NOAA navigation response teams complete hydrographic surveys following Hurricane Laura

Hurricane Laura, the first major hurricane of the 2020 Atlantic Hurricane Season, made landfall over Louisiana in the early morning hours of Thursday, August 27. As a Category 4 storm and with maximum sustained winds reaching 150 miles per hour, it caused significant damage along the Gulf coasts of Louisiana and southeastern Texas. For NOAA’s Office of Coast Survey –  whose job it is to identify dangers to navigation and help speed the reopening of ports and waterways following severe storms – this marked the first hydrographic survey response effort of the hurricane season.

View from NRT-Stennis's vehicle heading westbound toward Lake Calcasieu.
View from NRT-Stennis’s vehicle heading westbound toward Lake Calcasieu, Louisiana. Credit: Joshua Bergeron, NOAA

Coast Survey navigation managers stationed in the Gulf region received requests from the U.S. Coast Guard (USCG) and U.S. Army Corps of Engineers (USACE) to conduct hydrographic surveys in several locations including Galveston Bay, Calcasieu Ship Channel, and the Gulf Intracoastal Waterway near the Louisiana-Texas border. They coordinated these requests with Coast Survey headquarters and navigation response teams to prioritize survey locations, survey goals, and the efficient use of hydrographic surveying resources.

The navigation response team homeported in Stennis, Mississippi, (NRT-Stennis) collected object detection and multibeam data in the Calcasieu Ship Channel, Louisiana, finding submerged objects that they reported to the USCG. NRT-Stennis also collected high definition photos of three Center for Operational Oceanographic Products and Services (CO-OPS) assets at the entrance of the Calcasieu Ship Channel.
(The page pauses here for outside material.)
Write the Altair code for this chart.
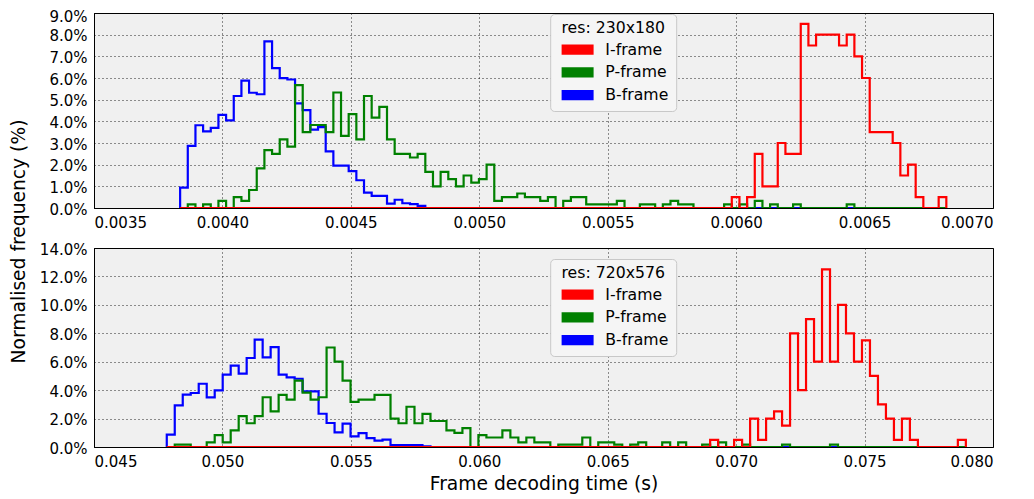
import altair as alt
import pandas as pd

FRAMES = ["I-frame", "P-frame", "B-frame"]
COLORS = ["#ff0000", "#008000", "#0000ff"]
DRAW_ORDER = ["B-frame", "P-frame", "I-frame"]

# ---- top panel (res 230x180): 100 common bins ----
TOP_START = 0.0038353
TOP_WIDTH = 0.00002983
TOP_X_TICKS = [0.0035, 0.0040, 0.0045, 0.0050, 0.0055, 0.0060, 0.0065, 0.0070]
TOP_Y_TICKS = [0, 1, 2, 3, 4, 5, 6, 7, 8, 9]

TOP_I = [
    0, 0, 0, 0, 0, 0, 0, 0, 0, 0,
    0, 0, 0, 0, 0, 0, 0, 0, 0, 0,
    0, 0, 0, 0, 0, 0, 0, 0, 0, 0,
    0, 0, 0, 0, 0, 0, 0, 0, 0, 0,
    0, 0, 0, 0, 0, 0, 0, 0, 0, 0,
    0, 0, 0, 0, 0, 0, 0, 0, 0, 0,
    0, 0, 0, 0, 0, 0, 0, 0, 0, 0,
    0, 0, 0.5, 0, 0.5, 2.5, 1.0, 1.0, 3.0, 2.5,
    2.5, 8.5, 7.5, 8.0, 8.0, 8.0, 7.5, 8.0, 7.0, 6.0,
    3.5, 3.5, 3.5, 3.0, 1.5, 2.0, 0.5, 0, 0, 0.5,
]
TOP_P = [
    0, 0.17, 0, 0.17, 0, 0.33, 0, 0.5, 0.33, 0.83,
    1.83, 2.67, 2.5, 3.17, 2.83, 5.67, 3.5, 3.83, 3.83, 3.5,
    5.33, 3.33, 4.33, 3.17, 5.17, 4.17, 4.67, 3.17, 2.5, 2.5,
    2.33, 2.5, 1.67, 1.0, 1.67, 1.33, 1.0, 1.5, 1.17, 1.33,
    2.0, 0.33, 0.5, 0.5, 0.67, 0.5, 0.5, 0.33, 0.5, 0,
    0.33, 0.5, 0.5, 0.17, 0.17, 0.17, 0.17, 0.33, 0, 0,
    0.17, 0.17, 0, 0.17, 0.33, 0.17, 0.17, 0, 0, 0,
    0, 0.17, 0, 0.17, 0, 0.33, 0, 0.17, 0, 0,
    0.17, 0, 0, 0, 0, 0, 0, 0.17, 0, 0,
    0, 0, 0, 0, 0, 0, 0, 0, 0, 0,
]
TOP_B = [
    0.94, 2.87, 3.82, 3.54, 3.70, 4.30, 4.04, 5.17, 5.88, 5.32,
    5.25, 7.69, 6.46, 5.99, 5.93, 4.83, 4.52, 3.62, 3.73, 2.61,
    1.96, 1.96, 1.70, 1.28, 0.71, 0.56, 0.56, 0.20, 0.38, 0.22,
    0.18, 0.10, 0, 0, 0, 0, 0, 0, 0, 0,
    0, 0, 0, 0, 0, 0, 0, 0, 0, 0,
    0, 0, 0, 0, 0, 0, 0, 0, 0, 0,
    0, 0, 0, 0, 0, 0, 0, 0, 0, 0,
    0, 0, 0, 0, 0, 0, 0, 0, 0, 0,
    0, 0, 0, 0, 0, 0, 0, 0, 0, 0,
    0, 0, 0, 0, 0, 0, 0, 0, 0, 0,
]

# ---- bottom panel (res 720x576) ----
BOT_START = 0.047833
BOT_WIDTH = 0.0003111
BOT_X_TICKS = [0.045, 0.050, 0.055, 0.060, 0.065, 0.070, 0.075, 0.080]
BOT_Y_TICKS = [0, 2, 4, 6, 8, 10, 12, 14]

BOT_I = [
    0, 0, 0, 0, 0, 0, 0, 0, 0, 0,
    0, 0, 0, 0, 0, 0, 0, 0, 0, 0,
    0, 0, 0, 0, 0, 0, 0, 0, 0, 0,
    0, 0, 0, 0, 0, 0, 0, 0, 0, 0,
    0, 0, 0, 0, 0, 0, 0, 0, 0, 0,
    0, 0, 0, 0, 0, 0, 0, 0, 0, 0,
    0, 0, 0, 0, 0, 0, 0, 0, 0.5, 0,
    0, 0.5, 0, 2.0, 0.5, 2.0, 2.5, 1.5, 8.0, 4.0,
    9.0, 6.0, 12.5, 6.0, 10.0, 8.0, 6.0, 7.5, 5.0, 3.0,
    2.0, 0.5, 2.0, 0.5, 0, 0, 0, 0, 0, 0.5,
]
BOT_P = [
    0, 0.17, 0.17, 0, 0, 0.33, 0.83, 0.33, 1.17, 2.17,
    1.67, 2.17, 3.5, 2.5, 3.67, 3.33, 4.67, 3.83, 3.33, 3.5,
    7.0, 6.0, 4.67, 3.17, 3.33, 3.33, 3.67, 3.67, 2.0, 1.67,
    2.83, 1.67, 2.33, 1.83, 1.83, 1.17, 1.0, 1.33, 0, 0.83,
    0.67, 0.67, 1.17, 0.67, 0.33, 0.67, 0.33, 0.33, 0, 0.17,
    0.17, 0.17, 0.67, 0, 0.33, 0.33, 0.17, 0, 0.17, 0.33,
    0, 0, 0.33, 0, 0.33, 0, 0, 0.17, 0, 0.33,
    0, 0, 0.17, 0, 0, 0, 0, 0.17, 0, 0,
    0, 0, 0, 0.17, 0, 0, 0, 0, 0, 0,
    0, 0, 0, 0, 0, 0, 0, 0, 0, 0,
]
BOT_B = [
    0.87, 2.93, 3.68, 3.80, 4.45, 3.49, 3.98, 5.09, 5.72, 5.16,
    6.26, 7.55, 6.30, 7.03, 5.09, 4.90, 4.80, 3.91, 3.91, 2.34,
    1.69, 1.03, 1.64, 0.75, 0.98, 0.63, 0.45, 0.52, 0.14, 0.14,
    0.14, 0.14, 0.05, 0, 0, 0, 0, 0, 0, 0,
    0, 0, 0, 0, 0, 0, 0, 0, 0, 0,
    0, 0, 0, 0, 0, 0, 0, 0, 0, 0,
    0, 0, 0, 0, 0, 0, 0, 0, 0, 0,
    0, 0, 0, 0, 0, 0, 0, 0, 0, 0,
    0, 0, 0, 0, 0, 0, 0, 0, 0, 0,
    0, 0, 0, 0, 0, 0, 0, 0, 0, 0,
]


def outline(start, width, series):
    """Step-histogram outline points (bin edges + heights) for each frame type."""
    rows = []
    for frame, values in series.items():
        edges = [start + width * i for i in range(len(values) + 1)]
        pts = [(edges[0], 0.0)]
        pts += [(edges[i], v) for i, v in enumerate(values)]
        pts += [(edges[-1], values[-1]), (edges[-1], 0.0)]
        for k, (x, y) in enumerate(pts):
            rows.append({"t": x, "pct": y, "frame": frame, "idx": k})
    return pd.DataFrame(rows)


# legend patch: a stack of horizontal strokes forming a solid 32x10 bar
# (small nominal symbol size, path drawn beyond the unit box)
PATCH = "M-4,-1L4,-1M-4,-0.5L4,-0.5M-4,0L4,0M-4,0.5L4,0.5M-4,1L4,1"


def panel(df, xdom, xticks, xfmt, xtitle, ymax, yticks, ytitle, legend_title,
          legend_y, height, label_offset):
    yaxis = dict(values=yticks, labelExpr="format(datum.value, '.1f') + '%'",
                 title=ytitle, labelOffset=label_offset)
    if ytitle:
        yaxis.update(titleX=-70, titleY=228, titleBaseline="alphabetic", titleAngle=270)
    base = alt.Chart(df).mark_line(
        interpolate="step-after", strokeWidth=2.2, clip=True
    ).encode(
        x=alt.X("t:Q", scale=alt.Scale(domain=xdom, nice=False, zero=False),
                axis=alt.Axis(values=xticks, labelExpr=f"format(datum.value, '{xfmt}')",
                              title=xtitle)),
        y=alt.Y("pct:Q", scale=alt.Scale(domain=[0, ymax], nice=False),
                axis=alt.Axis(**yaxis)),
        color=alt.Color(
            "frame:N",
            scale=alt.Scale(domain=FRAMES, range=COLORS),
            legend=alt.Legend(title=legend_title, orient="none",
                              legendX=456.2, legendY=legend_y),
        ),
        order=alt.Order("idx:Q"),
    )
    layers = [base.transform_filter(alt.datum.frame == f) for f in DRAW_ORDER]
    return alt.layer(*layers).properties(width=899, height=height)


top_df = outline(TOP_START, TOP_WIDTH, {"I-frame": TOP_I, "P-frame": TOP_P, "B-frame": TOP_B})
bot_df = outline(BOT_START, BOT_WIDTH, {"I-frame": BOT_I, "P-frame": BOT_P, "B-frame": BOT_B})

top = panel(top_df, [0.0035, 0.0070], TOP_X_TICKS, ".4f", "", 9, TOP_Y_TICKS,
            "Normalised frequency (%)", "res: 230x180", 1, 195,
            {"condition": {"test": "datum.value >= 9", "value": 3}, "value": 1})
bottom = panel(bot_df, [0.045, 0.080], BOT_X_TICKS, ".3f", "Frame decoding time (s)", 14,
               BOT_Y_TICKS, "", "res: 720x576", 11, 199, 1)

chart = alt.vconcat(top, bottom, spacing=40, bounds="flush").resolve_scale(
    color="independent"
).resolve_legend(color="independent").properties(
    padding={"top": 0, "left": 0, "right": 0, "bottom": 0}
).configure(
    font="DejaVu Sans"
).configure_view(
    stroke="black", strokeWidth=1, fill="#f0f0f0"
).configure_axis(
    grid=True, gridColor="black", gridDash=[1, 3], gridWidth=1, gridOpacity=0.85,
    domainColor="black", domainWidth=1, ticks=False,
    labelFont="DejaVu Sans", labelFontSize=15, labelColor="black", labelPadding=7,
    titleFont="DejaVu Sans", titleFontSize=18.7, titleFontWeight="normal",
    titleColor="black", titlePadding=5.5,
).configure_legend(
    titleFont="DejaVu Sans", titleFontSize=15.7, titleFontWeight="normal",
    titleColor="black", titleAnchor="middle", titleAlign="center", titlePadding=5,
    labelFont="DejaVu Sans", labelFontSize=15.7, labelColor="black",
    symbolType=PATCH, symbolSize=64, symbolStrokeWidth=2.2,
    symbolOffset=12.55, labelOffset=19.9, rowPadding=4.8, padding=7,
    fillColor="#f5f5f5", strokeColor="#c8c8c8", cornerRadius=4,
)

chart.save("out.html", embed_options={"renderer": "svg", "actions": False})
These assets are a critical part of Lake Charles Physical Oceanographic Real-Time System (PORTS®). PORTS assets measure water levels, currents, salinity, and meteorological parameters that mariners need to navigate safely.

Lt. John Kidd operates the NRT-Stennis vessel in Devil's Elbow.
Lt. John Kidd operates the NRT-Stennis vessel in Devil’s Elbow while collecting detailed bathymetric data for the Captain of the Port. Credit: Alex Ligon, NOAA
Alex Ligon takes a sound speed profiler cast with the Castaway.
Alex Ligon takes a sound speed profiler cast with the Castaway. Credit: Lt. John Kidd, NOAA
Joshua Bergeron takes a photo of a CO-OPS water level station.
Joshua Bergeron takes a photo of a CO-OPS water level station to report its status back to the National Ocean Service. Credit: Lt. John Kidd, NOAA

NRT-Fernandina Beach collected side scan sonar and multibeam data of Anchorages A-C in Galveston Bay, Texas, while NRT-Galveston provided processing and logistics support. NRT-Fernandina Beach joined NRT-Stennis in the Gulf Intracoastal Waterway west of the Calcasieu Ship Channel to the Louisiana/Texas border to survey further.

Downed power lines at mile marker 260 on the Gulf Intracoastal waterway.
Downed power lines at mile marker 260 on the Gulf Intracoastal Waterway. Credit: Lt. John Kidd, NOAA

Coast Survey’s hydrographic survey contractor, David Evans and Associates, surveyed the entrance channel to the Calcasieu Ship Channel. In addition, following the removal of a partially submerged rig, they conducted a clearance survey to verify all remnants of the rig had been removed. The strong partnership between Coast Survey and NOAA’s Acquisition and Grants Office allowed for the quick initiation of negotiations and the subsequent award of this task order, allowing for field acquisition to start within 24 hours of the official request for survey.